Providence, RI, April 2014 – The Genocide Education Project (GenEd) Rhode Island branch co-chairs Pauline Getzoyan and Esther Kalajian provided their expertise to area events highlighting genocide and human rights during the month of April, which includes commemoration of the beginning of the Armenian Genocide, Holocaust, and the Rwandan Genocide.
National History Day
Getzoyan and Kalajian served as judges for a National History Day in Rhode Island contest of exhibits, documentaries, and websites based on the theme of genocide, created by middle and high school students. The contest was hosted by the Graduate Program in History at Providence College and the Rhode Island Social Studies Association.
Of 12 contest entries, two prizes were awarded. The junior division winner was Kristina Davtian, an eighth grade student at St. Peter School in Warwick, RI, whose project was a website entitled, “Immigration: Rights and Responsibilities.” Kristina’s website addressed immigration as it pertained to human rights violations and times of war, and it included an entire section on the Armenian Genocide and how it impacted immigration to the United States.
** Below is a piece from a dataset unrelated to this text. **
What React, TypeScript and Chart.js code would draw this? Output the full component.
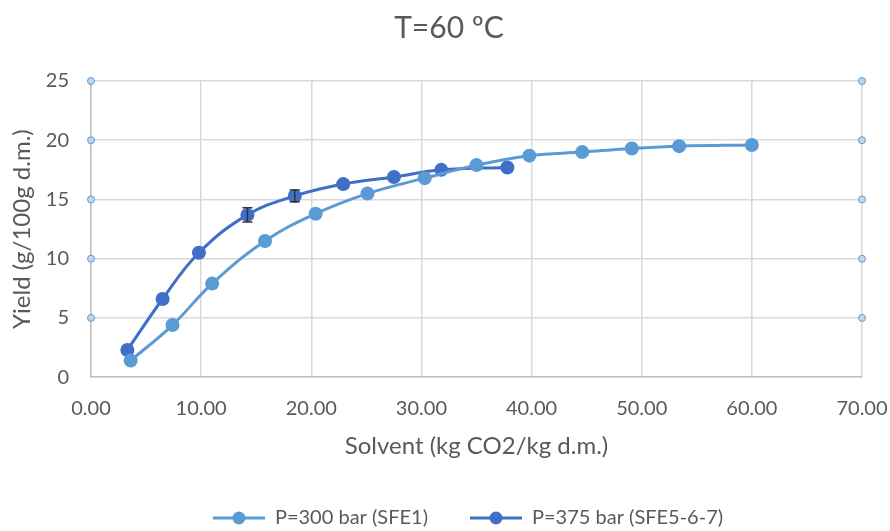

The senior division winner was Amanda Carberry, a ninth grade student at Narragansett High School in Narragansett, RI. Amanda’s project was a documentary entitled, “Exterminate the Cockroaches: The Rwandan Genocide and the Responsibility to Protect.” “On the occasion of the 20th anniversary of the beginning of the Rwandan Genocide, Amanda’s project was timely and very effective,” said Getzoyan, who joined Kalajian in presenting the winners with their awards, an autographed copy of Chris Bohjalian’s The Sandcastle Girls and $50.00 cash, at the award ceremony on Monday, April 7 at Winman Jr. High School in Warwick, RI.
Armenian Youth Day
Getzoyan and Kalajian presented a genocide education workshop at Armenian Youth Day, on April 22, hosted by the Armenian Martyrs’ Memorial Committee of Rhode Island. Addressing children aged 7-14, the speakers focused on teaching the definition of genocide, as well as some of the stages of genocide and their relationship.
Getzoyan and Kalajian discussed classification, the issue of identity and the idea of “us vs. them.” The students filled out identity charts with their names and interests, which they then shared with each other to understand the concept of how they may be viewed by others versus how they see themselves. This led to the second stage of genocide, symbolization, which included showing the students images of different symbols, such as sports logos, fraternity letters, and finally swastikas, the yellow Star of David, and gang graffiti.
During an activity illustrating the fifth stage of genocide, polarization, students were given blue or green paint chips. After some discussion about “favorite” chip color, Getzoyan and Kalajian chose students with the blue chips to join them and provided them snacks. After all the “blue” students took their snacks, the “green” students were asked how they felt about being excluded. The activity demonstrated for students the feeling of polarization which led to a discussion of bullying, which some of the students had experienced. This led to a related discussion of about how to react when being bullied or witnessing bullying. Getzoyan and Kalajian introduced the final stage of genocide, denial, in relation to taking responsibility for one’s actions and becoming “upstanders,” instead of bystanders. (All the students were given the snacks at the end of this activity.)
Genocide Educator of the Year
The Genocide Education Project – Rhode Island Branch presented the Genocide Educator of the Year Award to Lisa DerManouelian during the Armenian Genocide commemoration on Sunday, April 27th, hosted by the Armenian Martyrs’ Memorial Committee of RI (AMMC) at the Armenian Genocide monument at North Burial Ground in Providence. The award, which includes a framed certificate, along with a $500.00 stipend, is made possible through the generosity of the AMMC and the ANC of RI. DerManouelian, a middle school literature teacher at St. Peter School in Warwick, RI, was selected for her skill at incorporating genocide education in her curriculum, even though she is not a social studies or history teacher. According to Joan Sickinger, principal of St. Peter School, Lisa has brought many technological advances to the school, and two of her students were winners this year for their websites at the Rhode Island History Day event, which allowed them to travel to Washington, DC, to attend the National History Day event. DerManouelian guided her students through the reading and study of the biographical book about an Armenian Genocide survivor, The Road from Home, by David Kherdian.